Explain, in your own words, why the t-test’s power falls behind the Wilcoxon’s under a heavy-tailed \(t_3\) DGP, in terms of what heavy tails do to the variance the t-test divides by.
Under the contaminated DGP, the mean-CI covers \(\approx 0.86\) and the trimmed-mean CI \(\approx 0.94\). Name the assumption-ladder move the trimmed interval makes — what it downweights, what it protects against, and what it cannot prove about the trimmed-away points.

Reading and source pointer

This week is grounded in the instructor notes (the primary course materials) for the logic of simulation studies — DGPs, Type I error, power, coverage, and Monte Carlo error — with the ModernDive (Ismay, Kim & Valdivia) treatment of simulation studies and repeated analysis grounding the replicate-and- tabulate workflow you will build in the companion lab, and the IMS (Çetinkaya-Rundel & Hardin) chapter on simulation-based inference grounding the resampling reference distributions the permutation and rank methods rely on. These notes are the course’s own synthesis, grounded in but not copied from the sources. No prose, examples, exercises, figures, or solutions are reproduced from any source.

Evidence and verification status

verified: false. The simulation logic on this page is course-authored, but every numeric value here is drafted, synthetic, and not independently checked. The load-bearing synthetic numbers are: the normal DGP Type I errors \(\approx 0.05\) with comparable power (t-test slightly best); the right-skewed t-CI coverage \(\approx 0.91\) with the rank-sum holding level and gaining power; the heavy-tailed \(t_3\) power of \(\approx 0.55\) (t-test) versus \(\approx 0.70\) (Wilcoxon) with the permutation test holding level; the contaminated mean-CI coverage \(\approx 0.86\) versus trimmed-mean CI coverage \(\approx 0.94\); and the Monte Carlo standard errors \(\approx 0.0022\) (at \(\hat p \approx 0.05\)) and \(\approx 0.0046\) (at \(\hat p \approx 0.70\)) computed at \(B = 10{,}000\). All simulated data are synthetic with set.seed(45203). These worked numbers are provisional and not independently verified — treat them as targets to reproduce, not as confirmed reference values.

Public vs. graded

These notes, the examples, and the practice here are public and ungraded — study material only. No graded prompts, answer keys, rubrics, point values, or due dates appear on this site. Graded method checkpoints, weekly quizzes, homework and method reports, resampling and robustness labs, the midterm, the applied robust-methods project, and the final exam live in Blackboard (the LMS), which is authoritative for due dates, submissions, and grades. If this page and Blackboard ever disagree, follow Blackboard.

Looking ahead

Next week we stop running methods against each other and start writing up a single applied comparison.
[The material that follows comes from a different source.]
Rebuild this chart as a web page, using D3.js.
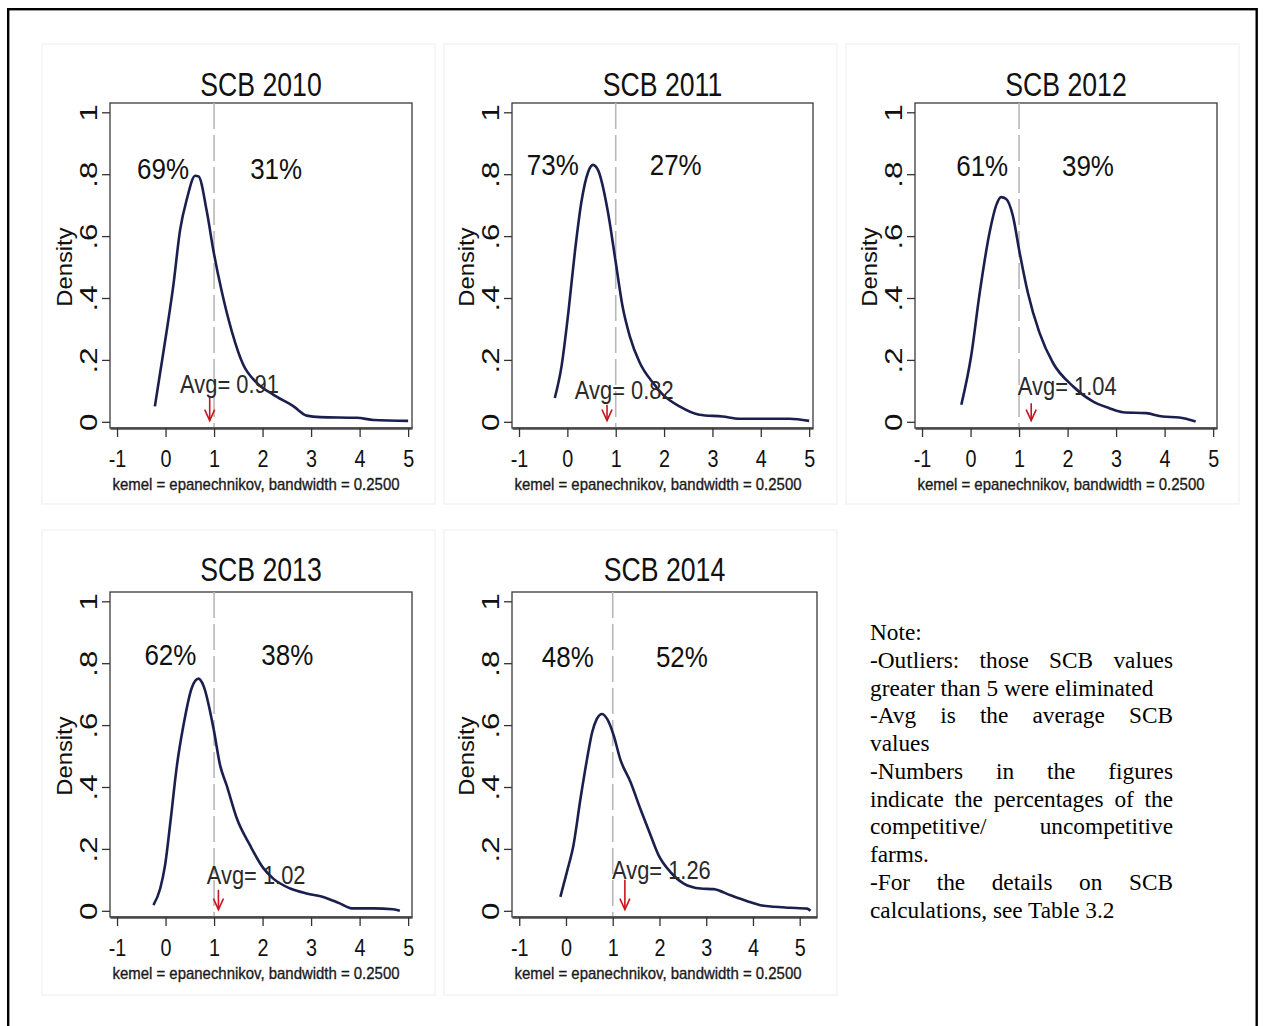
<!DOCTYPE html>
<html><head><meta charset="utf-8">
<script src="https://cdn.jsdelivr.net/npm/d3@7"></script>
<style>body{margin:0;background:#fff}</style>
</head><body>
<svg id="chart" width="1263" height="1026"></svg>
<script>
// ---------------- data ----------------
const titles = ["SCB 2010","SCB 2011","SCB 2012","SCB 2013","SCB 2014"];
const leftPct = ["69%","73%","61%","62%","48%"];
const rightPct = ["31%","27%","39%","38%","52%"];
const avgValues = [0.91,0.82,1.04,1.02,1.26];
const arrowAt = [0.91,0.82,1.25,1.09,1.26];
const cutoff = 1;
const xTicks = [-1,0,1,2,3,4,5];
const yTicks = [0,0.2,0.4,0.6,0.8,1];
const yTickLabels = ["0",".2",".4",".6",".8","1"];
const xMin = [-1.145,-1.145,-1.145,-1.145,-1.155];
const xMax = [5.08,5.08,5.08,5.08,5.37];
const yDomain = [-0.02,1.03];
const yLabel = "Density";
const caption = "kemel = epanechnikov, bandwidth = 0.2500";

// annotation anchors (data coordinates)
const leftPctX = [-0.05,-0.30,0.24,0.10,0.04];
const rightPctX = [2.28,2.24,2.42,2.51,2.48];
const pctY = [0.786,0.796,0.795,0.793,0.787];
const avgX = [0.30,0.155,0.975,0.85,0.985];
const avgY = [0.093,0.075,0.088,0.088,0.104];
const arrowTop = [0.078,0.055,0.06,0.068,0.10];

const density2010 = [[-0.22,0.05],[-0.11,0.16],[0.02,0.29],[0.16,0.44],[0.30,0.62],[0.44,0.72],[0.61,0.795],[0.68,0.793],[0.85,0.68],[0.99,0.55],[1.16,0.42],[1.37,0.29],[1.60,0.185],[1.88,0.126],[2.22,0.088],[2.64,0.05],[2.91,0.02],[3.19,0.015],[3.94,0.013],[4.29,0.006],[5.0,0.003]];
const density2011 = [[-0.26,0.077],[-0.12,0.18],[0.02,0.353],[0.155,0.548],[0.29,0.71],[0.43,0.807],[0.53,0.83],[0.635,0.813],[0.84,0.677],[0.99,0.526],[1.14,0.374],[1.29,0.277],[1.50,0.19],[1.77,0.126],[1.975,0.088],[2.32,0.05],[2.73,0.023],[3.21,0.017],[3.56,0.01],[4.59,0.01],[5.0,0.003]];
const density2012 = [[-0.19,0.055],[0.01,0.21],[0.19,0.418],[0.39,0.61],[0.53,0.70],[0.63,0.726],[0.735,0.72],[0.87,0.667],[1.01,0.548],[1.18,0.418],[1.42,0.288],[1.70,0.19],[2.11,0.115],[2.52,0.066],[2.86,0.044],[3.14,0.031],[3.62,0.028],[3.96,0.017],[4.30,0.014],[4.64,0.001]];
const density2013 = [[-0.25,0.018],[-0.11,0.072],[-0.01,0.147],[0.10,0.287],[0.235,0.47],[0.37,0.60],[0.54,0.72],[0.68,0.75],[0.78,0.728],[0.99,0.588],[1.125,0.47],[1.26,0.405],[1.47,0.298],[1.74,0.212],[2.02,0.137],[2.22,0.104],[2.57,0.072],[2.91,0.056],[3.25,0.045],[3.59,0.024],[3.84,0.008],[4.28,0.008],[4.69,0.005],[4.83,0.0]];
const density2014 = [[-0.12,0.045],[0.02,0.126],[0.16,0.212],[0.31,0.362],[0.45,0.49],[0.56,0.577],[0.66,0.62],[0.77,0.636],[0.88,0.62],[1.02,0.567],[1.16,0.49],[1.38,0.416],[1.59,0.33],[1.81,0.244],[1.98,0.18],[2.23,0.126],[2.52,0.088],[2.88,0.072],[3.16,0.07],[3.52,0.05],[3.88,0.031],[4.16,0.018],[4.45,0.013],[4.80,0.01],[5.16,0.007],[5.23,0.0]];

const noteLines = ["Note:","-Outliers: those SCB values","greater than 5 were eliminated","-Avg is the average SCB","values","-Numbers in the figures","indicate the percentages of the","competitive/ uncompetitive","farms.","-For the details on SCB","calculations, see Table 3.2"];
const noteJustify = [false,true,false,true,false,true,true,true,false,true,false];

// ---------------- drawing ----------------
const curves = [density2010,density2011,density2012,density2013,density2014];
const SANS = "'Liberation Sans', Arial, sans-serif";
const SERIF = "'Liberation Serif', 'Times New Roman', serif";
const svg = d3.select("#chart");
svg.append("rect").attr("width",1263).attr("height",1026).attr("fill","#fff");

// faint graph-region outlines
const regions = [[42,44,393,460],[444,44,393,460],[846,44,393,460],[42,530,393,465],[444,530,393,465]];
regions.forEach(r=>svg.append("rect").attr("x",r[0]).attr("y",r[1]).attr("width",r[2]).attr("height",r[3])
  .attr("fill","none").attr("stroke","#f3f3f3").attr("stroke-width",1.5));

const layout = [{l:110,t:103,w:302},{l:512,t:103,w:301},{l:915,t:103,w:302},{l:110,t:592,w:302},{l:512,t:592,w:305}];
const H = 325;

layout.forEach((p,i)=>{
  const g = svg.append("g").attr("transform",`translate(${p.l},${p.t})`);
  const x = d3.scaleLinear().domain([xMin[i],xMax[i]]).range([0,p.w]);
  const y = d3.scaleLinear().domain(yDomain).range([H,0]);

  // frame
  g.append("rect").attr("x",0).attr("y",0).attr("width",p.w).attr("height",H)
    .attr("fill","none").attr("stroke","#3a3a3a").attr("stroke-width",1.3);

  // cutoff dashed line
  g.append("line").attr("x1",x(cutoff)).attr("x2",x(cutoff)).attr("y1",0).attr("y2",H)
    .attr("stroke","#b8b8b8").attr("stroke-width",1.6).attr("stroke-dasharray","26,6");

  // density curve
  g.append("path").datum(curves[i])
    .attr("d",d3.line().x(d=>x(d[0])).y(d=>y(d[1])).curve(d3.curveMonotoneX))
    .attr("fill","none").attr("stroke","#1b1f4e").attr("stroke-width",2.6).attr("stroke-linejoin","round");

  // x axis
  const xa = g.append("g").attr("transform",`translate(0,${H})`)
    .call(d3.axisBottom(x).tickValues(xTicks).tickSize(9).tickSizeOuter(0).tickFormat(d=>String(d)));
  xa.select(".domain").attr("stroke","#4a4a4a").attr("stroke-width",2.6);
  xa.selectAll(".tick line").attr("stroke","#333").attr("stroke-width",1.3);
  xa.selectAll(".tick text").attr("y",null).attr("dy",null)
    .attr("transform","translate(0,39) scale(0.86,1.08)")
    .attr("font-family",SANS).attr("font-size",23).attr("fill","#111");

  // y axis
  const ya = g.append("g")
    .call(d3.axisLeft(y).tickValues(yTicks).tickSize(8).tickSizeOuter(0).tickFormat((d,j)=>yTickLabels[j]));
  ya.select(".domain").remove();
  ya.selectAll(".tick line").attr("stroke","#333").attr("stroke-width",1.3);
  ya.selectAll(".tick text").attr("x",null).attr("dy",null).attr("text-anchor","middle")
    .attr("transform","translate(-13,0) rotate(-90) scale(1.3,1)")
    .attr("font-family",SANS).attr("font-size",24).attr("fill","#111");

  // y label
  g.append("text").attr("transform",`translate(-38,${y(0.5)}) rotate(-90) scale(1.08,1)`)
    .attr("text-anchor","middle").attr("font-family",SANS).attr("font-size",22).attr("fill","#111")
    .text(yLabel);

  // title
  g.append("text").attr("transform",`translate(${p.w/2},${i<3?-7:-11}) scale(0.86,1.08)`)
    .attr("text-anchor","middle").attr("font-family",SANS).attr("font-size",31).attr("fill","#111")
    .text(titles[i]);

  // caption
  g.append("text").attr("x",146).attr("y",H+62).attr("text-anchor","middle")
    .attr("font-family",SANS).attr("font-size",17).attr("fill","#1a1a1a")
    .attr("stroke","#1a1a1a").attr("stroke-width",0.35)
    .attr("textLength",287).attr("lengthAdjust","spacingAndGlyphs").text(caption);

  // percentages
  [[leftPctX[i],leftPct[i]],[rightPctX[i],rightPct[i]]].forEach(([px,txt])=>{
    g.append("text").attr("transform",`translate(${x(px)},${y(pctY[i])}) scale(1,1.12)`)
      .attr("text-anchor","middle").attr("font-family",SANS).attr("font-size",26).attr("fill","#111").text(txt);
  });

  // average label and arrow
  g.append("text").attr("transform",`translate(${x(avgX[i])},${y(avgY[i])}) scale(0.875,1.05)`)
    .attr("font-family",SANS).attr("font-size",25).attr("fill","#2a2a2a")
    .text("Avg= " + avgValues[i].toFixed(2));
  const ax = x(arrowAt[i]), at = y(arrowTop[i]), ab = y(0.004);
  const ag = g.append("g").attr("stroke","#c8161d").attr("stroke-width",1.6).attr("fill","none");
  ag.append("line").attr("x1",ax).attr("x2",ax).attr("y1",at).attr("y2",ab);
  ag.append("path").attr("d",`M${ax-5},${ab-11}L${ax},${ab}L${ax+5},${ab-11}`);
});

// note text (justified)
const noteLeft = 870, noteWidth = 303, noteTop = 640, lineH = 27.75, NOTE_FS = 23.3;
const noteG = svg.append("g").attr("font-family",SERIF).attr("font-size",NOTE_FS).attr("fill","#000");
noteLines.forEach((line,k)=>{
  const yy = noteTop + k*lineH;
  if(!noteJustify[k]){
    noteG.append("text").attr("x",noteLeft).attr("y",yy).text(line);
    return;
  }
  const words = line.split(" ");
  const nodes = words.map(w=>noteG.append("text").attr("y",yy).text(w));
  const widths = nodes.map(n=>n.node().getComputedTextLength());
  const gap = (noteWidth - d3.sum(widths))/(words.length-1);
  let cx = noteLeft;
  nodes.forEach((n,j)=>{ n.attr("x",cx); cx += widths[j] + gap; });
});

// outer border
svg.append("rect").attr("x",8.2).attr("y",9.2).attr("width",1248.5).attr("height",1040)
  .attr("fill","none").attr("stroke","#000").attr("stroke-width",2.4);
</script>
</body></html>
The Week 14 robust-methods report workshop takes everything from this simulation discipline — state the data shape, run at least two reasonable methods, compare, check sensitivity, and bound the conclusion honestly — and turns it into a clear, reproducible report. The simulation table you read this week becomes the justification you cite when a report explains why it chose ranks over a t-test for a skewed outcome: not habit, but measured behavior across the worlds the data might be.